今日横手の帰り、茅葺き屋根を修理している家がありました。いまどきとても珍しいので、見せていただきいろいろお話を聞くことが出来ました。
茅葺き職人さんは田沢湖から来ているそうです。今日でもう7日ぐらいかかっていて、今度は裏側をやるんだそうです。茅は青森から買ったそうです。まだ来週もかかるとのこと。4人の職人さんがいましたから、工事費は相当なものになるんでしょうね。
今日の午前中は国道105号線の道路側で工事してましたが、午後は裏側に廻ってました。
国道側から見たところ。向かって右側の色が薄いところがが今回修理したところ。

軒先が綺麗に整えられていてとても綺麗。職人さんの受け継がれた技とセンスですね。

敷地の隣に積まれた茅。今回は青森県から購入したそうです。


山と接した裏側。今日は足場を掛けて、来週になると工事としては一番いいところが見れるそうです。今年の雪でやられたそうです。
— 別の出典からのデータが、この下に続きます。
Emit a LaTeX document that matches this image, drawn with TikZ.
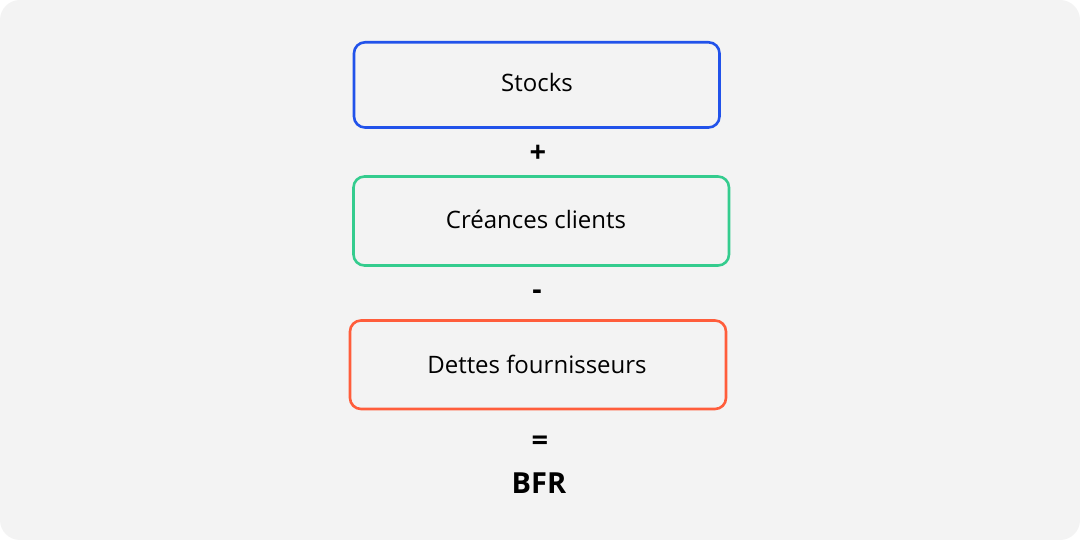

家の方の話によると、この家は築300年だそうです。江戸中期の物だそうです。すごい!
茅葺きだと維持とか大変だと思うけど、やはり茅が良くてこうして茅で修理してるのか、
との問いに、
「みんな他の家では茅の上にトタンを被せてるけど(以前このブログで紹介した民家もそうでした)トタンだと雪が降るとすぐに家の回りに滑り落ちてその都度雪片付けをしなければならない。茅だと年に2~3回雪下ろしをしてその時だけ片付ければいいから。
その上、トタンは3年ごとぐらいに塗り替えをしなければならない。その費用は60万ぐらいかかる。茅は10年ぐらいもつ。茅は夏涼しい。」
とのこと。茅は昔は囲炉裏の煙で炙っていたので長持ちしたが、今はそうはいかないので、持ちがわるくなったそうです。実際家の玄関に入らせていただきましたが、ほんと一瞬エアコンか入ってるかと思うほど涼しかったです。
また、近くにオール電荷の家も出来たが、あれは電気が止まればなんにも出来なくなる。内は薪とガスだからいい とも話してました。
また、職人さんに今はあまりこういった仕事はないでしょうねと聞くと、なんと春から雪が降るまでずっと忙しいとのこと。萱葺き職人は昔はこのぐらいの地区に2~3人はいたけど15年ほど前から急にいなくなってしまった。と言ってました。だからあちこちから声をかけられて忙しいようです。
そして、なんとなんと、僕が大館から来たと言ったら、大館の花岡鉱山の立派な庭のある今は市に寄贈されたところの小さな茶室の葺替えに6~7年前に行ったとこと。それって鳥潟会館じゃないの。僕も同じ地区から出た鳥潟なので多少の縁はあるみたいなので、びっくり。
話をしてくださった方は職人さんの親方さんでしょうか。にこやかに笑顔で話してくれましたが、僕がフリージャーナリストだったら写真を撮って雑誌にでも載せたいと思うような、ほんとに素敵にいい顔でした。家の方も静かにゆっくりと話してくださり、とてもいい感じの方で、突然勝手に屋敷の中まで入っていった見知らぬ人間に、丁寧に説明してくれ、スイカまでご馳走してくれて、ほんとにありがとうございました。
私たちは今高気密高断熱住宅で省エネだからエコロジーなんて言ってますが、ほんとのエコロジーな生活はこの様な生活だと思います。無駄なものは一切ない。自然の物を使って修理しながら300年も同じ家に住み続ける。日本の昔ながらのつつましい生活と人との繋がりがここにはありました。なんかいいな~‥‥こんな生活にもあこがれます。